James Serra has a wrapup of Microsoft Connect(); announcements around the data platform space:
Microsoft Connect(); is a developer event from Nov 15-17, where plenty of announcements are made. Here is a summary of the data platform related announcements:
-
Azure Databricks: In preview, this is a fast, easy, and collaborative Apache Spark based analytics platform optimized for Azure. It delivers one-click set up, streamlined workflows, and an interactive workspace all integrated with Azure SQL Data Warehouse, Azure Storage, Azure Cosmos DB, Azure Active Directory, and Power BI. More info
-
Azure Cosmos DB with Apache Cassandra API: In preview, this enables Cassandra developers to simply use the Cassandra API in Azure Cosmos DB and enjoy the benefits of Azure Cosmos DB with the familiarity of the Cassandra SDKs and tools, with no code changes to their application. More info. See all Cosmos DB announcements
-
Microsoft joins the MariaDB Foundation: Microsoft is a platinum sponsor – MariaDB is a community of the MySQL relational database management system and Microsoft will be actively contributing to MariaDB and the MariaDB community. More info
Click through for more. And if you want more info on Azure Databricks, Matei Zaharia and Peter Carlin have more information:
So how is Azure Databricks put together? At a high level, the service launches and manages worker nodes in each Azure customer’s subscription, letting customers leverage existing management tools within their account.
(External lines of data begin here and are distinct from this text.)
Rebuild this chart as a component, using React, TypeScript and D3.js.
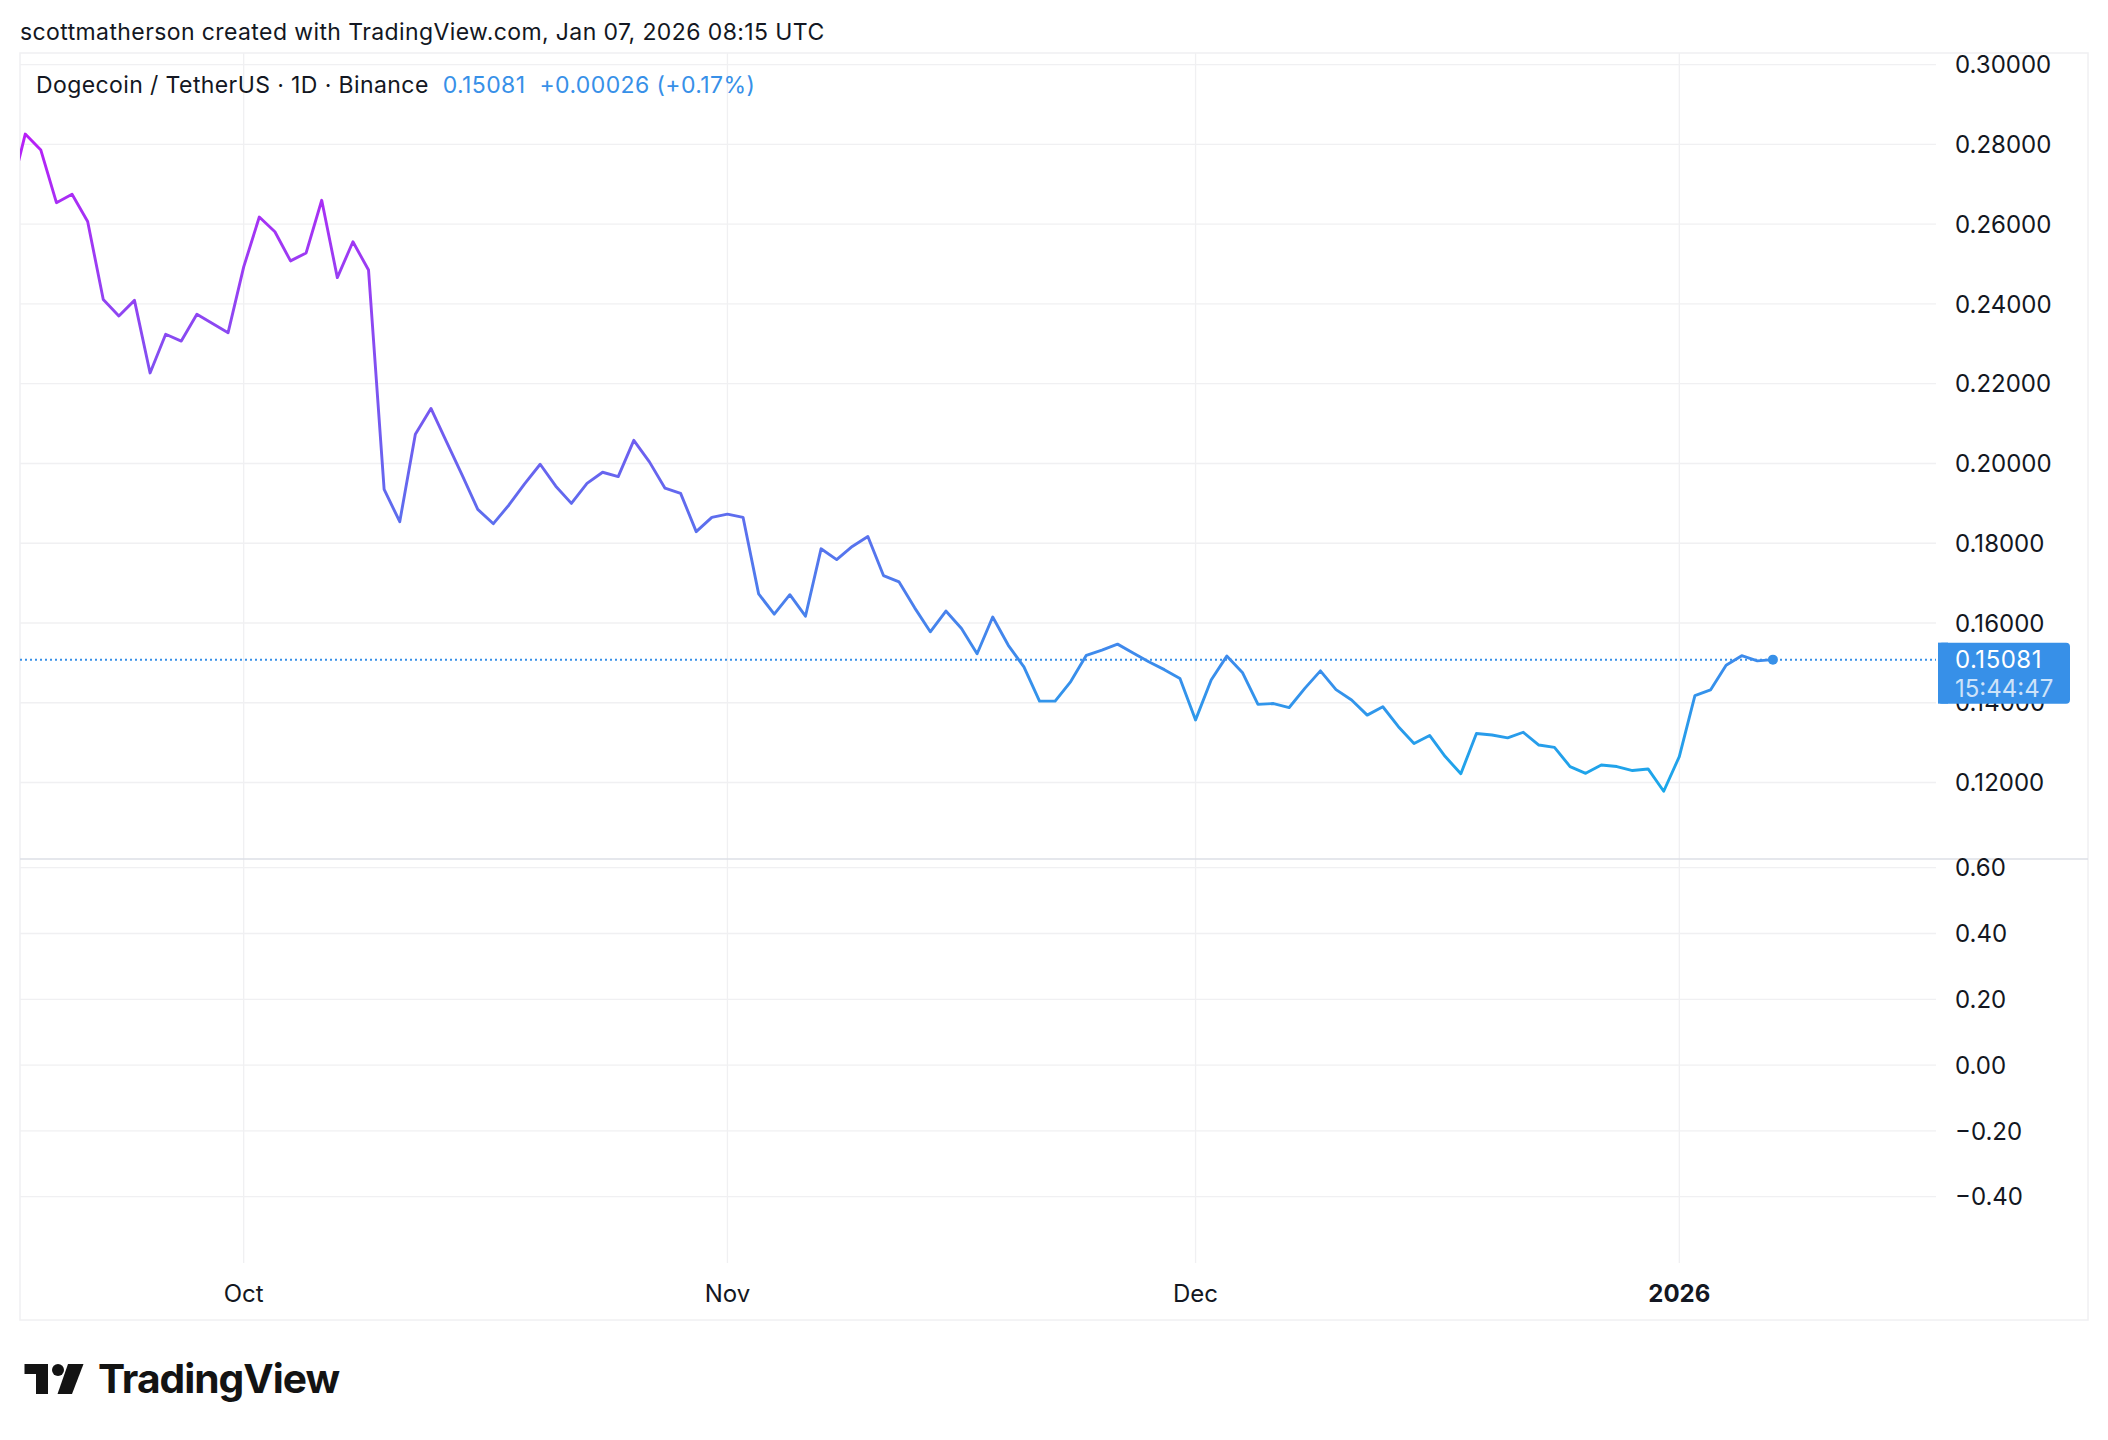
import * as d3 from 'd3'
import { useEffect, useRef } from 'react'

// daily closes, DOGE/USDT 1D (Binance)
const sepCloses = [0.2667, 0.2826, 0.2786, 0.2654, 0.2675, 0.2607, 0.2411, 0.2370, 0.2409, 0.2227,
    0.2324, 0.2307, 0.2374, 0.2351, 0.2328]
const octCloses = [0.2493, 0.2618, 0.2581, 0.2508, 0.2528, 0.2660, 0.2466, 0.2556, 0.2485, 0.1935,
    0.1854, 0.2073, 0.2138, 0.2054, 0.1971, 0.1885, 0.1849, 0.1896, 0.1949, 0.1998,
    0.1943, 0.1900, 0.1950, 0.1978, 0.1967, 0.2058, 0.2004, 0.1938, 0.1925, 0.1829, 0.1865]
const novCloses = [0.1873, 0.1865, 0.1673, 0.1622, 0.1671, 0.1617, 0.1786, 0.1759, 0.1792, 0.1817,
    0.1719, 0.1703, 0.1638, 0.1578, 0.1630, 0.1586, 0.1523, 0.1615, 0.1544, 0.1490,
    0.1404, 0.1404, 0.1453, 0.1519, 0.1532, 0.1547, 0.1525, 0.1503, 0.1483, 0.1461]
const decCloses = [0.1357, 0.1457, 0.1517, 0.1476, 0.1396, 0.1398, 0.1388, 0.1436, 0.1480, 0.1433,
    0.1407, 0.1369, 0.1390, 0.1340, 0.1298, 0.1318, 0.1265, 0.1222, 0.1323, 0.1319,
    0.1312, 0.1326, 0.1294, 0.1288, 0.1240, 0.1223, 0.1244, 0.1240, 0.1230, 0.1234, 0.1178]
const janCloses = [0.1265, 0.1418, 0.1432, 0.1494, 0.1518, 0.1505, 0.15081]

const monthStarts = ['2025-09-16', '2025-10-01', '2025-11-01', '2025-12-01', '2026-01-01']

const priceTicks = [0.12, 0.14, 0.16, 0.18, 0.20, 0.22, 0.24, 0.26, 0.28, 0.30]
const lowerTicks = [0.6, 0.4, 0.2, 0, -0.2, -0.4]
const timeTickDates = ['2025-10-01', '2025-11-01', '2025-12-01', '2026-01-01']
const timeTickLabels = ['Oct', 'Nov', 'Dec', '2026']

const lastPrice = 0.15081
const changeText = '+0.00026 (+0.17%)'
const countdown = '15:44:47'
const symbolText = 'Dogecoin / TetherUS · 1D · Binance'
const headerText = 'scottmatherson created with TradingView.com, Jan 07, 2026 08:15 UTC'

const W = 2108
const H = 1440
const font = "Inter, 'Noto Sans', sans-serif"

export default function App() {
    const svgRef = useRef(null) as any

    useEffect(() => {
        const svg = d3.select(svgRef.current)
        svg.selectAll('*').remove()

        const left = 20, right = 2088, top = 53, bottom = 1320
        const plotRight = 1936
        const sepY = 859
        const lowerBottom = 1263

        const rows: { date: Date, close: number }[] = []
        const months = [sepCloses, octCloses, novCloses, decCloses, janCloses]
        months.forEach((arr, m) => {
            const start = new Date(monthStarts[m] + 'T00:00:00Z')
            arr.forEach((c, i) => rows.push({ date: d3.utcDay.offset(start, i), close: c }))
        })

        const x = d3.scaleUtc()
            .domain([new Date('2025-10-01T00:00:00Z'), new Date('2026-01-01T00:00:00Z')])
            .range([243.7, 1679.3])
        const y = d3.scaleLinear().domain([0.12, 0.30]).range([782.5, 64.7])
        const y2 = d3.scaleLinear().domain([-0.4, 0.6]).range([1196.7, 867.7])

        svg.append('rect').attr('width', W).attr('height', H).attr('fill', '#ffffff')

        const defs = svg.append('defs')
        defs.append('clipPath').attr('id', 'plotClip')
            .append('rect')
            .attr('x', left).attr('y', top)
            .attr('width', plotRight - left).attr('height', sepY - top)

        const grad = defs.append('linearGradient')
            .attr('id', 'lineGrad')
            .attr('gradientUnits', 'userSpaceOnUse')
            .attr('x1', 0).attr('x2', 0)
            .attr('y1', y(0.283)).attr('y2', y(0.118))
        const stops = [
            [0, '#b81ff7'], [0.2, '#9b3cf3'], [0.5, '#6a62ef'], [0.75, '#4584ec'], [1, '#1aa8ea']
        ]
        stops.forEach(s => grad.append('stop').attr('offset', s[0]).attr('stop-color', s[1]))

        // grid
        const grid = svg.append('g')
        grid.selectAll('.vgrid')
            .data(timeTickDates)
            .join('line')
            .attr('x1', d => x(new Date(d + 'T00:00:00Z')))
            .attr('x2', d => x(new Date(d + 'T00:00:00Z')))
            .attr('y1', top).attr('y2', lowerBottom)
            .attr('stroke', '#f0f0f2').attr('stroke-width', 1.3)
        grid.selectAll('.hgrid')
            .data(priceTicks)
            .join('line')
            .attr('x1', left).attr('x2', plotRight)
            .attr('y1', d => y(d)).attr('y2', d => y(d))
            .attr('stroke', '#f0f0f2').attr('stroke-width', 1.3)
        grid.append('g').selectAll('line')
            .data(lowerTicks)
            .join('line')
            .attr('x1', left).attr('x2', plotRight)
            .attr('y1', d => y2(d)).attr('y2', d => y2(d))
            .attr('stroke', '#f0f0f2').attr('stroke-width', 1.3)

        // frame
        svg.append('rect')
            .attr('x', left).attr('y', top)
            .attr('width', right - left).attr('height', bottom - top)
            .attr('fill', 'none').attr('stroke', '#f0f0f2').attr('stroke-width', 1.5)
        svg.append('line')
            .attr('x1', left).attr('x2', right)
            .attr('y1', sepY).attr('y2', sepY)
            .attr('stroke', '#dcdfe6').attr('stroke-width', 1.5)

        // last price dotted line
        svg.append('line')
            .attr('x1', left).attr('x2', plotRight)
            .attr('y1', y(lastPrice)).attr('y2', y(lastPrice))
            .attr('stroke', '#3790e8').attr('stroke-width', 2)
            .attr('stroke-dasharray', '2 3')

        const makeLine = d3.line<{ date: Date, close: number }>()
            .x(d => x(d.date))
            .y(d => y(d.close))

        const plot = svg.append('g').attr('clip-path', 'url(#plotClip)')
        plot.append('path')
            .datum(rows)
            .attr('d', makeLine)
            .attr('fill', 'none')
            .attr('stroke', 'url(#lineGrad)')
            .attr('stroke-width', 2.9)
            .attr('stroke-linejoin', 'round')
            .attr('stroke-linecap', 'round')

        const last = rows[rows.length - 1]
        plot.append('circle')
            .attr('cx', x(last.date)).attr('cy', y(last.close))
            .attr('r', 5).attr('fill', '#3790e8')

        // price axis
        svg.append('g').selectAll('text')
            .data(priceTicks)
            .join('text')
            .attr('x', 1955).attr('y', d => y(d))
            .attr('dy', '0.36em')
            .text(d => d3.format('.5f')(d))
        svg.append('g').selectAll('text')
            .data(lowerTicks)
            .join('text')
            .attr('x', 1955).attr('y', d => y2(d))
            .attr('dy', '0.36em')
            .text(d => d3.format('.2f')(d).replace('-', '\u2212'))

        // last price badge (drawn over the 0.14 label, as in TradingView)
        const by = y(lastPrice) - 17
        svg.append('rect')
            .attr('x', 1938).attr('y', by)
            .attr('width', 132).attr('height', 61)
            .attr('rx', 4).attr('fill', '#3790e8')
        svg.append('rect')
            .attr('x', 1938).attr('y', by)
            .attr('width', 10).attr('height', 61)
            .attr('fill', '#3790e8')
        svg.append('text')
            .attr('x', 1955).attr('y', by + 25)
            .attr('fill', '#ffffff')
            .attr('letter-spacing', 0.5)
            .text(d3.format('.5f')(lastPrice))
        svg.append('text')
            .attr('x', 1955).attr('y', by + 54)
            .attr('fill', '#ffffff').attr('fill-opacity', 0.75)
            .text(countdown)

        // time axis
        svg.append('g').selectAll('text')
            .data(timeTickDates)
            .join('text')
            .attr('x', d => x(new Date(d + 'T00:00:00Z')))
            .attr('y', 1302)
            .attr('text-anchor', 'middle')
            .attr('font-weight', (d, i) => timeTickLabels[i] === '2026' ? 700 : 400)
            .text((d, i) => timeTickLabels[i])

        svg.selectAll('text')
            .attr('font-family', font)
            .attr('font-size', 24)
            .filter(function () { return !d3.select(this).attr('fill') })
            .attr('fill', '#131722')

        // header + legend
        svg.append('text')
            .attr('x', 20).attr('y', 40)
            .attr('font-family', font).attr('font-size', 23)
            .attr('letter-spacing', 0.4)
            .attr('fill', '#131722')
            .text(headerText)

        const legend = svg.append('text')
            .attr('x', 36).attr('y', 93)
            .attr('font-family', font).attr('font-size', 23)
            .attr('letter-spacing', 0.4)
        legend.append('tspan').attr('fill', '#131722').text(symbolText)
        legend.append('tspan').attr('dx', 14).attr('fill', '#3790e8').text(d3.format('.5f')(lastPrice))
        legend.append('tspan').attr('dx', 14).attr('fill', '#3790e8').text(changeText)

        // TradingView logo
        const logo = svg.append('g').attr('fill', '#131313')
        logo.append('path').attr('d', 'M24.5,1364 H48 V1394 H36 V1374 H24.5 Z')
        logo.append('circle').attr('cx', 58).attr('cy', 1370).attr('r', 6)
        logo.append('path').attr('d', 'M68,1364 H83.5 L72,1394 H57.5 Z')
        logo.append('text')
            .attr('x', 98).attr('y', 1393)
            .attr('font-family', font).attr('font-size', 40).attr('font-weight', 700)
            .attr('textLength', 241).attr('lengthAdjust', 'spacingAndGlyphs')
            .attr('letter-spacing', -1)
            .text('TradingView')
    }, [])

    return (
        <div style={{ position: 'absolute', left: 0, top: 0 }}>
            <svg ref={svgRef} width={W} height={H} style={{ display: 'block' }} />
        </div>
    )
}
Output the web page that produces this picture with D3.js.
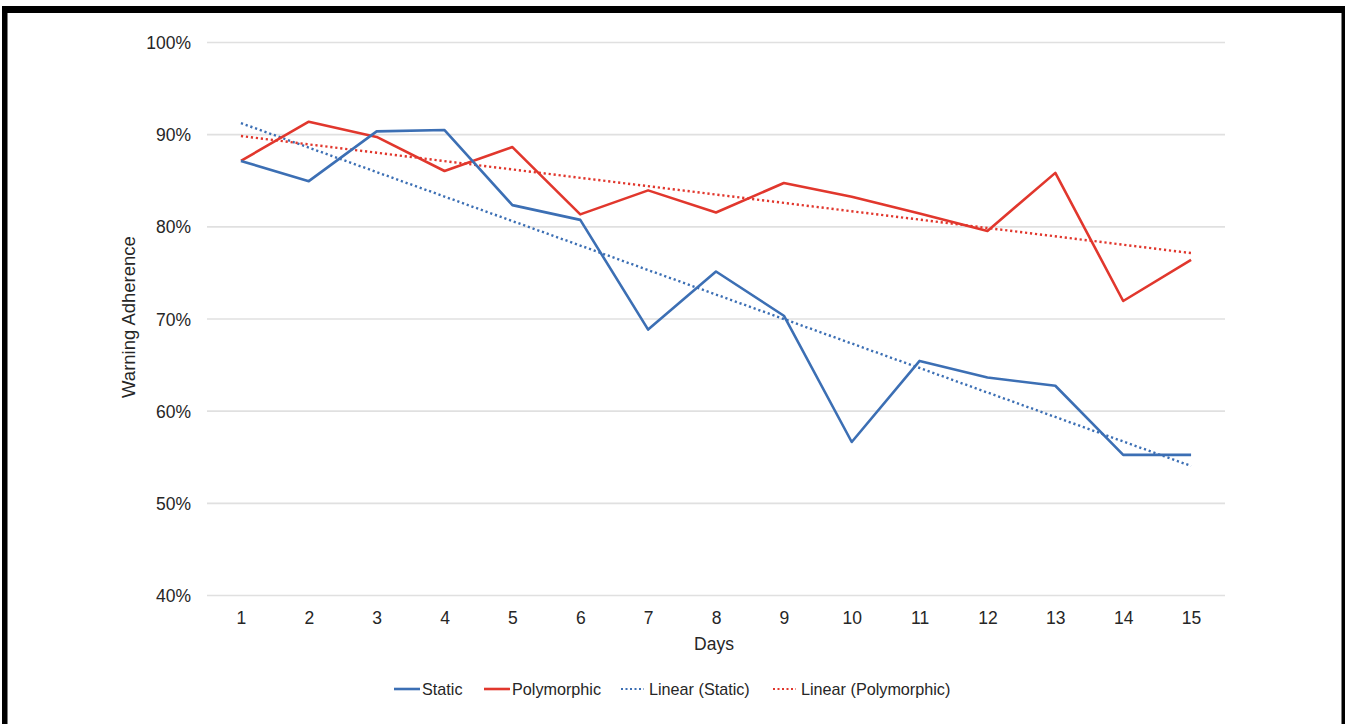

Specifically, when a customer launches a cluster via Databricks, a “Databricks appliance” is deployed as an Azure resource in the customer’s subscription. The customer specifies the types of VMs to use and how many, but Databricks manages all other aspects. In addition to this appliance, a managed resource group is deployed into the customer’s subscription that we populate with a VNet, a security group, and a storage account. These are concepts Azure users are familiar with. Once these services are ready, users can manage the Databricks cluster through the Azure Databricks UI or through features such as autoscaling. All metadata (such as scheduled jobs) is stored in an Azure Database with geo-replication for fault tolerance.
I’ve been a huge fan of the Databricks Community Edition. We’ll see if there will be a Community Edition version for Azure as well.